** YOUR OBJECTIVE **
Leave the pictures out and retype the lines from the beginning through the line with "const labelPos: [number, number][]", both ends included.

** DATA LINES **

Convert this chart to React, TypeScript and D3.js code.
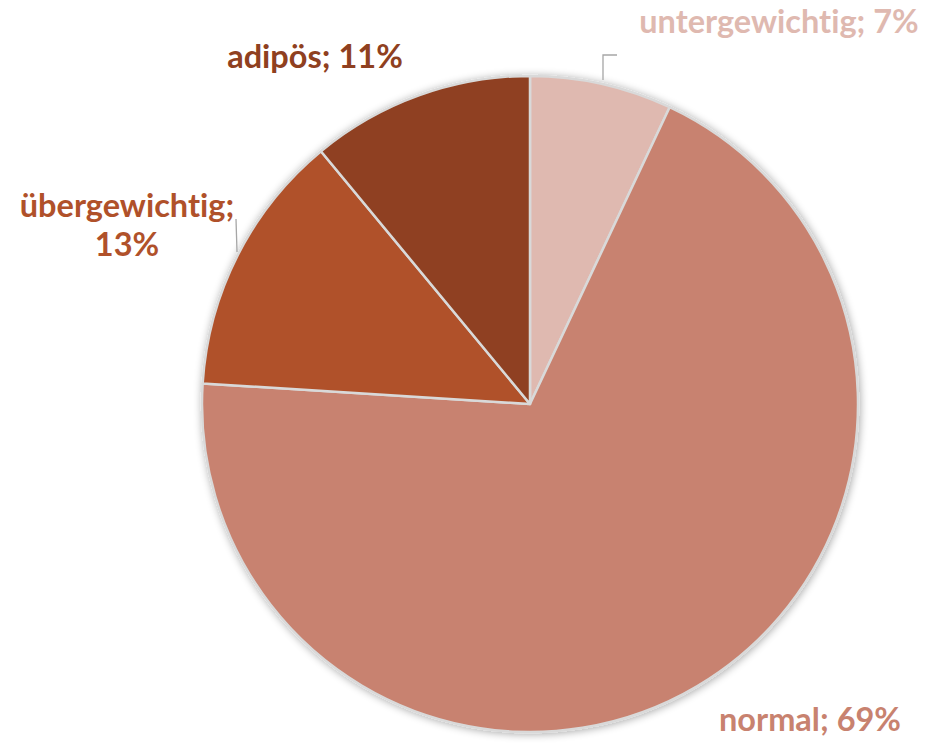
import React from "react";
import * as d3 from "d3";

const categories = ["untergewichtig", "normal", "übergewichtig", "adipös"];
const values = [7, 69, 13, 11];
const colors = ["#DFB9B0", "#C8826F", "#B0512A", "#8F4020"];
const labelLines = [["untergewichtig; 7%"], ["normal; 69%"], ["übergewichtig;", "13%"], ["adipös; 11%"]];
const labelPos: [number, number][] = [[779, 33], [810, 731], [127, 217], [315, 68]];

export default function App() {
  const W = 926, H = 743;
  const cx = 530, cy = 404, r = 328;
  const pie = d3.pie<number>().sort(null).value((d) => d)(values);
  const arc = d3.arc<d3.PieArcDatum<number>>().innerRadius(0).outerRadius(r);
  return (
    <svg width={W} height={H} style={{ position: "absolute", left: 0, top: 0 }}>
      <defs>
        <filter id="sh" x="-20%" y="-20%" width="140%" height="140%">
          <feGaussianBlur in="SourceAlpha" stdDeviation="4" />
          <feOffset dx="1" dy="1" result="b" />
          <feComponentTransfer><feFuncA type="linear" slope="0.35" /></feComponentTransfer>
          <feMerge><feMergeNode /><feMergeNode in="SourceGraphic" /></feMerge>
        </filter>
      </defs>
      <g transform={`translate(${cx},${cy})`} filter="url(#sh)">
        {pie.map((p, i) => (
          <path key={categories[i]} d={arc(p) || ""} fill={colors[i]} stroke="#D9D9D9" strokeWidth={2.5} strokeLinejoin="round" />
        ))}
      </g>
      <polyline points="603,80 603,55 617,55" fill="none" stroke="#A6A6A6" strokeWidth={1.3} />
      <line x1={236} y1={219} x2={237} y2={252} stroke="#A6A6A6" strokeWidth={1.3} />
      {labelLines.map((lines, i) => (
        <text key={i} x={labelPos[i][0]} y={labelPos[i][1]} textAnchor="middle" fill={colors[i]}
          style={{ fontFamily: "Lato, 'Open Sans', sans-serif", fontWeight: 700, fontSize: 32.5, fontVariantLigatures: "none" }}>
          {lines.map((l, j) => (
            <tspan key={j} x={labelPos[i][0]} dy={j === 0 ? 0 : 39}>{l}</tspan>
          ))}
        </text>
      ))}
    </svg>
  );
}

** SOLVED EXERCISE **
Convert this chart to React, TypeScript and D3.js code.
import React from "react";
import * as d3 from "d3";

const categories = ["untergewichtig", "normal", "übergewichtig", "adipös"];
const values = [7, 69, 13, 11];
const colors = ["#DFB9B0", "#C8826F", "#B0512A", "#8F4020"];
const labelLines = [["untergewichtig; 7%"], ["normal; 69%"], ["übergewichtig;", "13%"], ["adipös; 11%"]];
const labelPos: [number, number][] = [[779, 33], [810, 731], [127, 217], [315, 68]];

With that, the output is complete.